Taking on Gresham’s Law

Bad money drives out good.

So runs the colloquial summary of Gresham’s Law. While it may sound too trite to be significant,this is the crux of problem: Lies are easy to believe, and easy to assume; untruth creates a pit all too easy to fall into — and one that is laborious to escape.

Once a people embraces the fiat money myth, or begins to treat a fiat substance as currency, how is it possible to reverse this engagement in the minds of the people, and in the transactions where it really counts?

If the goal is to return to a mode of exchange which is truly “value for value,” then, leaving aside governments, corporations, and international commerce, how can this proposition — only abandoned in the last few generations in America, and not at all abandoned in some places — be presented to the people?
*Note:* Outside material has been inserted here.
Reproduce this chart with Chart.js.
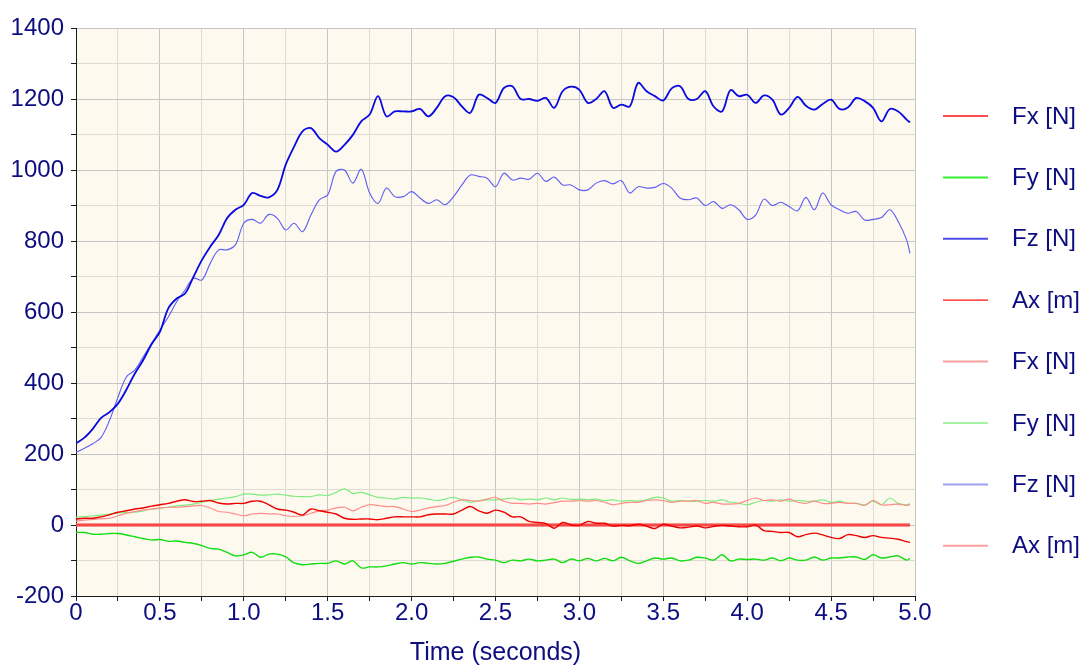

If Gresham’s Law holds, then the best method may be to engage on its own terms. Through a contrivance of the system, if actual gold and silver could be seen at least for a while as “bad money,” then it should drive out the paper stuff. Imagine that! People hoarding dollars and spending gold and silver…

Unfortunately gold and silver have inherent value and there doesn’t seem to be a way to shoehorn them into the “bad money” category. Futures of course fit that representation swimmingly, but are so divorced from the actual hard currency as to be unpractical for such purposes.

Anyways, this is the sort of thing that keeps me awake at night.